The challenge for other news organizations is scale. The New York Times's ability to acquire products like The Athletic for $550 million or leverage Wirecutter's $1 billion in annual gross merchandise value is dependent on its massive existing audience and brand authority. Smaller organizations cannot afford these investments, creating a paradox: The Times's success proves journalism can be viable, but its model relies on journalism becoming a declining share of the overall value proposition. This forces a re-evaluation of what truly constitutes value in the modern media landscape, moving beyond content itself to the integrated experience and the trust that anchors it.
Key Action Items
- Immediate Action (Next Quarter): Assess existing digital offerings. Identify which products (news, games, recipes, reviews, etc.) are currently underutilized or could serve as better entry points for new subscribers.
- Immediate Action (Next Quarter): Analyze user engagement across all digital products.
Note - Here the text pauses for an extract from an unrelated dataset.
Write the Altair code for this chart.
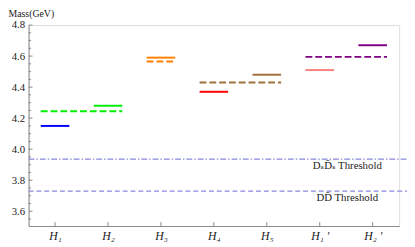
import altair as alt
import pandas as pd
import json

# ---- data ----
states = ["H₁", "H₂", "H₃", "H₄", "H₅", "H₁ '", "H₂ '"]
positions = [1, 2, 3, 4, 5, 6, 7]
solid_mass = [4.15, 4.28, 4.59, 4.37, 4.48, 4.51, 4.67]
solid_color = ["#0000ff", "#00ee00", "#ff8000", "#ff0000", "#a0703c", "#ff8080", "#800080"]

dashed_mass = [4.245, 4.565, 4.43, 4.595]
dashed_from = [1, 3, 4, 6]
dashed_to = [2, 3, 5, 7]
dashed_color = ["#00ee00", "#ff8000", "#a0703c", "#800080"]

thr_labels = ["DₛD̄ₛ Threshold", "DD̄ Threshold"]
thr_mass = [3.936, 3.73]

major_ticks = [3.6, 3.8, 4.0, 4.2, 4.4, 4.6, 4.8]
minor_ticks = [3.55, 3.65, 3.7, 3.75, 3.85, 3.9, 3.95, 4.05, 4.1, 4.15, 4.25, 4.3, 4.35,
               4.45, 4.5, 4.55, 4.65, 4.7, 4.75]

SERIF = "'Liberation Serif', 'Times New Roman', 'DejaVu Serif', serif"
HALF = 0.27
W, H = 378, 205
YDOM = [3.505, 4.80]
XDOM = [0.5, 7.5]

solid_df = pd.DataFrame({
    "x1": [p - HALF for p in positions],
    "x2": [p + HALF for p in positions],
    "m": solid_mass, "c": solid_color,
})
dashed_df = pd.DataFrame({
    "x1": [p - HALF for p in dashed_from],
    "x2": [p + HALF for p in dashed_to],
    "m": dashed_mass, "c": dashed_color,
})

xs = alt.Scale(domain=XDOM, nice=False, zero=False)
ys = alt.Scale(domain=YDOM, nice=False, zero=False)

label_map = {str(p): s for p, s in zip(positions, states)}
label_expr = json.dumps(label_map) + "[datum.value]"

XAX = alt.Axis(
    values=positions, labelExpr=label_expr, title=None, grid=False,
    tickSize=0, domainColor="#888888", labelFont=SERIF, labelOverlap=False,
    labelFontStyle="italic", labelFontSize=12, labelColor="#222222", labelPadding=5)
YAX = alt.Axis(
    values=major_ticks, format=".1f", grid=False, tickSize=0, labelOverlap=False,
    domainColor="#888888", labelFont=SERIF, labelFontSize=11,
    labelColor="#222222", labelPadding=4,
    title="Mass(GeV)", titleAngle=0, titleAlign="left", titleBaseline="middle",
    titleX=-21, titleY=-11.5, titleFont=SERIF, titleFontSize=10,
    titleFontWeight="normal", titleColor="#222222")

NOX = dict(scale=xs, axis=XAX)
NOY = dict(scale=ys, axis=YAX)

solid = alt.Chart(solid_df).mark_rule(strokeWidth=2).encode(
    x=alt.X("x1:Q", **NOX), x2="x2:Q", y=alt.Y("m:Q", **NOY),
    color=alt.Color("c:N", scale=None),
)
dashed = alt.Chart(dashed_df).mark_rule(strokeWidth=2, strokeDash=[7, 3]).encode(
    x=alt.X("x1:Q", **NOX), x2="x2:Q", y=alt.Y("m:Q", **NOY),
    color=alt.Color("c:N", scale=None),
)

thr_df = pd.DataFrame({"lab": thr_labels, "m": thr_mass, "xt": [6.52, 6.52]})
thr1 = alt.Chart(thr_df.iloc[[0]]).mark_rule(strokeWidth=1.2, color="#8888dd",
                                            strokeDash=[6, 2, 1.5, 2]).encode(
    y=alt.Y("m:Q", **NOY), x=alt.value(0), x2=alt.value(W + 8))
thr2 = alt.Chart(thr_df.iloc[[1]]).mark_rule(strokeWidth=1.2, color="#8888dd",
                                            strokeDash=[5, 3]).encode(
    y=alt.Y("m:Q", **NOY), x=alt.value(0), x2=alt.value(W + 8))
thr_text = alt.Chart(thr_df).mark_text(font=SERIF, fontSize=11,
                                       color="#222222", baseline="middle", dy=7).encode(
    x=alt.X("xt:Q", **NOX), y=alt.Y("m:Q", **NOY), text="lab:N")

maj_df = pd.DataFrame({"t": major_ticks})
min_df = pd.DataFrame({"t": minor_ticks})
ymaj = alt.Chart(maj_df).mark_rule(color="#888888").encode(
    y=alt.Y("t:Q", **NOY), x=alt.value(0), x2=alt.value(4))
ymin = alt.Chart(min_df).mark_rule(color="#888888").encode(
    y=alt.Y("t:Q", **NOY), x=alt.value(0), x2=alt.value(2.5))
xt_df = pd.DataFrame({"p": positions})
xtick = alt.Chart(xt_df).mark_rule(color="#888888").encode(
    x=alt.X("p:Q", **NOX), y=alt.value(H), y2=alt.value(H - 4))

chart = alt.layer(thr1, thr2, thr_text, solid, dashed, ymaj, ymin, xtick).properties(
    width=W, height=H, autosize="none",
    padding={"left": 21, "top": 15, "right": 8, "bottom": 19},
).configure_view(stroke=None).configure(background="white")

chart.save("out.html", embed_options={"renderer": "svg", "actions": False})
Understand how users interact with different offerings and identify patterns of multi-product usage.
- Immediate Action (Next 6 Months): Evaluate brand equity as an anchor. Determine the extent to which your brand's established trust can elevate new or existing product categories.
- Longer-Term Investment (12-18 Months): Explore strategic partnerships or acquisitions. Investigate opportunities to integrate complementary products or services that enhance daily user engagement, even if they are not core to your original mission.
- Longer-Term Investment (18-24 Months): Develop a "lifestyle" subscription tier. Design a bundled offering that moves beyond news-only, incorporating a mix of content and utility products to increase ARPU and retention.
- Strategic Consideration (Ongoing): Prioritize brand trust over content volume. Recognize that in an increasingly noisy digital world, brand authority is the most defensible moat, especially when anchoring a diversified product ecosystem.
- Strategic Consideration (Ongoing): Embrace the "news as an anchor" philosophy. Understand that the core journalism product's primary role may shift from being the sole revenue driver to being the gravitational center for a broader suite of engaging, habit-forming products.